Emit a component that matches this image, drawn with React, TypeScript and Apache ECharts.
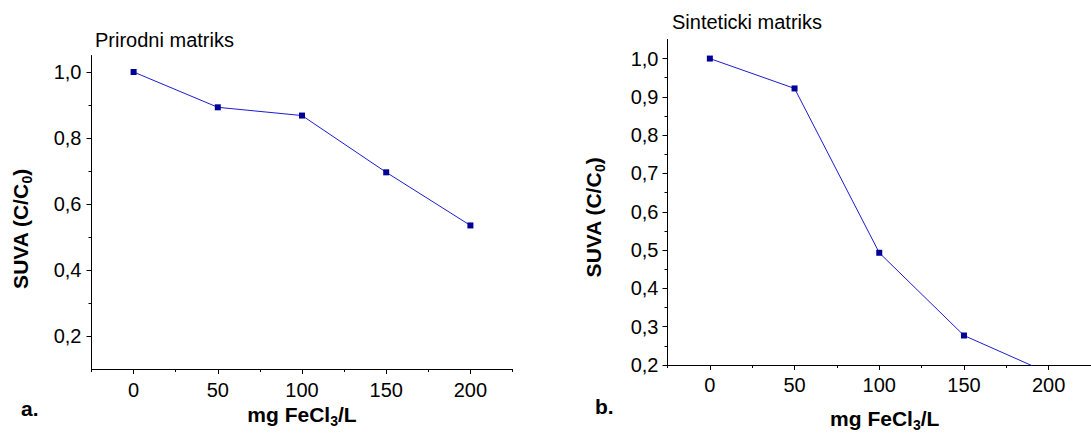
import React, { useEffect, useRef } from 'react';
import * as echarts from 'echarts';

// ---- data ----
const doses = [0, 50, 100, 150, 200];
const naturalMatrix = [1.0, 0.893, 0.868, 0.696, 0.535];
const syntheticMatrix = [1.0, 0.922, 0.493, 0.277, 0.179];

const xMajorTicks = [0, 50, 100, 150, 200];
const xMinorTicks = [-25, 25, 75, 125, 175, 225];
const leftYMajor = [0.2, 0.4, 0.6, 0.8, 1.0];
const leftYMinor = [0.3, 0.5, 0.7, 0.9];
const rightYMajor = [0.2, 0.3, 0.4, 0.5, 0.6, 0.7, 0.8, 0.9, 1.0];
const rightYMinor = [0.25, 0.35, 0.45, 0.55, 0.65, 0.75, 0.85, 0.95];

const panelTitles = ['Prirodni matriks', 'Sinteticki matriks'];
const panelLetters = ['a.', 'b.'];
const xTitleParts = ['mg FeCl', '3', '/L'];
const yTitleParts = ['SUVA (C/C', '0', ')'];

const FONT = 'Arial, "Liberation Sans", Helvetica, sans-serif';
const BLACK = '#000';
const LINE_COLOR = '#1c1cd0';
const MARK_COLOR = '#000096';

const fmtY = (v: number) => v.toFixed(1).replace('.', ',');

function majorAxis(gridIndex: number, min: number, max: number, values: number[], isY: boolean, margin: number) {
  return {
    type: 'value',
    gridIndex,
    min,
    max,
    position: isY ? 'left' : 'bottom',
    axisLine: { show: true, onZero: false, lineStyle: { color: BLACK, width: 1 } },
    axisTick: { show: true, customValues: values, length: 5, lineStyle: { color: BLACK, width: 1 } },
    axisLabel: {
      show: true,
      customValues: values,
      margin,
      color: BLACK,
      fontSize: 20,
      fontFamily: FONT,
      formatter: isY ? fmtY : (v: number) => String(v),
    },
    splitLine: { show: false },
  };
}

function minorAxis(gridIndex: number, min: number, max: number, values: number[], isY: boolean) {
  return {
    type: 'value',
    gridIndex,
    min,
    max,
    position: isY ? 'left' : 'bottom',
    axisLine: { show: false, onZero: false },
    axisTick: { show: true, customValues: values, length: 3, lineStyle: { color: BLACK, width: 1 } },
    axisLabel: { show: false },
    splitLine: { show: false },
  };
}

const richTitle = {
  b: { fontSize: 21, fontWeight: 'bold', fontFamily: FONT, fill: BLACK, lineHeight: 24, verticalAlign: 'top' },
  s: { fontSize: 14, fontWeight: 'bold', fontFamily: FONT, fill: BLACK, lineHeight: 14, padding: [14, 0, 0, 0], verticalAlign: 'bottom' },
};

const composed = (parts: string[]) => `{b|${parts[0]}}{s|${parts[1]}}{b|${parts[2]}}`;

export default function App() {
  const ref = useRef<HTMLDivElement>(null);

  useEffect(() => {
    if (!ref.current) return;
    const chart = echarts.init(ref.current, undefined, { renderer: 'svg' });

    const option: any = {
      animation: false,
      backgroundColor: '#fff',
      grid: [
        { left: 91.5, top: 55.5, width: 421, height: 313.5 },
        { left: 667.5, top: 39.4, width: 435, height: 325.6 },
      ],
      xAxis: [
        majorAxis(0, -25, 225, xMajorTicks, false, 11),
        minorAxis(0, -25, 225, xMinorTicks, false),
        majorAxis(1, -25, 225, xMajorTicks, false, 10),
        minorAxis(1, -25, 225, xMinorTicks, false),
      ],
      yAxis: [
        majorAxis(0, 0.1, 1.05, leftYMajor, true, 10),
        minorAxis(0, 0.1, 1.05, leftYMinor, true),
        majorAxis(1, 0.2, 1.05, rightYMajor, true, 9),
        minorAxis(1, 0.2, 1.05, rightYMinor, true),
      ],
      series: [
        {
          type: 'line',
          xAxisIndex: 0,
          yAxisIndex: 0,
          data: doses.map((d, i) => [d, naturalMatrix[i]]),
          symbol: 'rect',
          symbolSize: 6,
          itemStyle: { color: MARK_COLOR },
          lineStyle: { color: LINE_COLOR, width: 1 },
        },
        {
          type: 'line',
          xAxisIndex: 2,
          yAxisIndex: 2,
          clip: true,
          data: doses.map((d, i) => [d, syntheticMatrix[i]]),
          symbol: 'rect',
          symbolSize: 6,
          itemStyle: { color: MARK_COLOR },
          lineStyle: { color: LINE_COLOR, width: 1 },
        },
      ],
      graphic: [
        { type: 'text', x: 95, y: 39.5, style: { text: panelTitles[0], font: `20px ${FONT}`, fill: BLACK, align: 'left', verticalAlign: 'middle' } },
        { type: 'text', x: 672, y: 22.2, style: { text: panelTitles[1], font: `20px ${FONT}`, fill: BLACK, align: 'left', verticalAlign: 'middle' } },
        { type: 'text', x: 21, y: 408.5, style: { text: panelLetters[0], font: `bold 21px ${FONT}`, fill: BLACK, align: 'left', verticalAlign: 'middle' } },
        { type: 'text', x: 595, y: 406.8, style: { text: panelLetters[1], font: `bold 21px ${FONT}`, fill: BLACK, align: 'left', verticalAlign: 'middle' } },
        { type: 'text', x: 302, y: 415.5, style: { text: composed(xTitleParts), rich: richTitle, align: 'center', verticalAlign: 'middle' } },
        { type: 'text', x: 884.7, y: 420, style: { text: composed(xTitleParts), rich: richTitle, align: 'center', verticalAlign: 'middle' } },
        { type: 'text', x: 22, y: 229, rotation: Math.PI / 2, style: { text: composed(yTitleParts), rich: richTitle, align: 'center', verticalAlign: 'middle' } },
        { type: 'text', x: 595, y: 217.5, rotation: Math.PI / 2, style: { text: composed(yTitleParts), rich: richTitle, align: 'center', verticalAlign: 'middle' } },
      ],
    };

    chart.setOption(option);
    return () => chart.dispose();
  }, []);

  return (
    <div
      ref={ref}
      style={{ position: 'absolute', left: 0, top: 0, width: 1091, height: 434, overflow: 'hidden' }}
    />
  );
}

▬▬▬▬▬▬▬▬▬▬

• EXERCISE AIM: Pictures are excluded; copy all other data exactly as shown.

• WORKED SOLUTION:
Emit a component that matches this image, drawn with React, TypeScript and Apache ECharts.
import React, { useEffect, useRef } from 'react';
import * as echarts from 'echarts';

// ---- data ----
const doses = [0, 50, 100, 150, 200];
const naturalMatrix = [1.0, 0.893, 0.868, 0.696, 0.535];
const syntheticMatrix = [1.0, 0.922, 0.493, 0.277, 0.179];

const xMajorTicks = [0, 50, 100, 150, 200];
const xMinorTicks = [-25, 25, 75, 125, 175, 225];
const leftYMajor = [0.2, 0.4, 0.6, 0.8, 1.0];
const leftYMinor = [0.3, 0.5, 0.7, 0.9];
const rightYMajor = [0.2, 0.3, 0.4, 0.5, 0.6, 0.7, 0.8, 0.9, 1.0];
const rightYMinor = [0.25, 0.35, 0.45, 0.55, 0.65, 0.75, 0.85, 0.95];

const panelTitles = ['Prirodni matriks', 'Sinteticki matriks'];
const panelLetters = ['a.', 'b.'];
const xTitleParts = ['mg FeCl', '3', '/L'];
const yTitleParts = ['SUVA (C/C', '0', ')'];

const FONT = 'Arial, "Liberation Sans", Helvetica, sans-serif';
const BLACK = '#000';
const LINE_COLOR = '#1c1cd0';
const MARK_COLOR = '#000096';

const fmtY = (v: number) => v.toFixed(1).replace('.', ',');

function majorAxis(gridIndex: number, min: number, max: number, values: number[], isY: boolean, margin: number) {
  return {
    type: 'value',
    gridIndex,
    min,
    max,
    position: isY ? 'left' : 'bottom',
    axisLine: { show: true, onZero: false, lineStyle: { color: BLACK, width: 1 } },
    axisTick: { show: true, customValues: values, length: 5, lineStyle: { color: BLACK, width: 1 } },
    axisLabel: {
      show: true,
      customValues: values,
      margin,
      color: BLACK,
      fontSize: 20,
      fontFamily: FONT,
      formatter: isY ? fmtY : (v: number) => String(v),
    },
    splitLine: { show: false },
  };
}

function minorAxis(gridIndex: number, min: number, max: number, values: number[], isY: boolean) {
  return {
    type: 'value',
    gridIndex,
    min,
    max,
    position: isY ? 'left' : 'bottom',
    axisLine: { show: false, onZero: false },
    axisTick: { show: true, customValues: values, length: 3, lineStyle: { color: BLACK, width: 1 } },
    axisLabel: { show: false },
    splitLine: { show: false },
  };
}

const richTitle = {
  b: { fontSize: 21, fontWeight: 'bold', fontFamily: FONT, fill: BLACK, lineHeight: 24, verticalAlign: 'top' },
  s: { fontSize: 14, fontWeight: 'bold', fontFamily: FONT, fill: BLACK, lineHeight: 14, padding: [14, 0, 0, 0], verticalAlign: 'bottom' },
};

const composed = (parts: string[]) => `{b|${parts[0]}}{s|${parts[1]}}{b|${parts[2]}}`;

export default function App() {
  const ref = useRef<HTMLDivElement>(null);

  useEffect(() => {
    if (!ref.current) return;
    const chart = echarts.init(ref.current, undefined, { renderer: 'svg' });

    const option: any = {
      animation: false,
      backgroundColor: '#fff',
      grid: [
        { left: 91.5, top: 55.5, width: 421, height: 313.5 },
        { left: 667.5, top: 39.4, width: 435, height: 325.6 },
      ],
      xAxis: [
        majorAxis(0, -25, 225, xMajorTicks, false, 11),
        minorAxis(0, -25, 225, xMinorTicks, false),
        majorAxis(1, -25, 225, xMajorTicks, false, 10),
        minorAxis(1, -25, 225, xMinorTicks, false),
      ],
      yAxis: [
        majorAxis(0, 0.1, 1.05, leftYMajor, true, 10),
        minorAxis(0, 0.1, 1.05, leftYMinor, true),
        majorAxis(1, 0.2, 1.05, rightYMajor, true, 9),
        minorAxis(1, 0.2, 1.05, rightYMinor, true),
      ],
      series: [
        {
          type: 'line',
          xAxisIndex: 0,
          yAxisIndex: 0,
          data: doses.map((d, i) => [d, naturalMatrix[i]]),
          symbol: 'rect',
          symbolSize: 6,
          itemStyle: { color: MARK_COLOR },
          lineStyle: { color: LINE_COLOR, width: 1 },
        },
        {
          type: 'line',
          xAxisIndex: 2,
          yAxisIndex: 2,
          clip: true,
          data: doses.map((d, i) => [d, syntheticMatrix[i]]),
          symbol: 'rect',
          symbolSize: 6,
          itemStyle: { color: MARK_COLOR },
          lineStyle: { color: LINE_COLOR, width: 1 },
        },
      ],
      graphic: [
        { type: 'text', x: 95, y: 39.5, style: { text: panelTitles[0], font: `20px ${FONT}`, fill: BLACK, align: 'left', verticalAlign: 'middle' } },
        { type: 'text', x: 672, y: 22.2, style: { text: panelTitles[1], font: `20px ${FONT}`, fill: BLACK, align: 'left', verticalAlign: 'middle' } },
        { type: 'text', x: 21, y: 408.5, style: { text: panelLetters[0], font: `bold 21px ${FONT}`, fill: BLACK, align: 'left', verticalAlign: 'middle' } },
        { type: 'text', x: 595, y: 406.8, style: { text: panelLetters[1], font: `bold 21px ${FONT}`, fill: BLACK, align: 'left', verticalAlign: 'middle' } },
        { type: 'text', x: 302, y: 415.5, style: { text: composed(xTitleParts), rich: richTitle, align: 'center', verticalAlign: 'middle' } },
        { type: 'text', x: 884.7, y: 420, style: { text: composed(xTitleParts), rich: richTitle, align: 'center', verticalAlign: 'middle' } },
        { type: 'text', x: 22, y: 229, rotation: Math.PI / 2, style: { text: composed(yTitleParts), rich: richTitle, align: 'center', verticalAlign: 'middle' } },
        { type: 'text', x: 595, y: 217.5, rotation: Math.PI / 2, style: { text: composed(yTitleParts), rich: richTitle, align: 'center', verticalAlign: 'middle' } },
      ],
    };

    chart.setOption(option);
    return () => chart.dispose();
  }, []);

  return (
    <div
      ref={ref}
      style={{ position: 'absolute', left: 0, top: 0, width: 1091, height: 434, overflow: 'hidden' }}
    />
  );
}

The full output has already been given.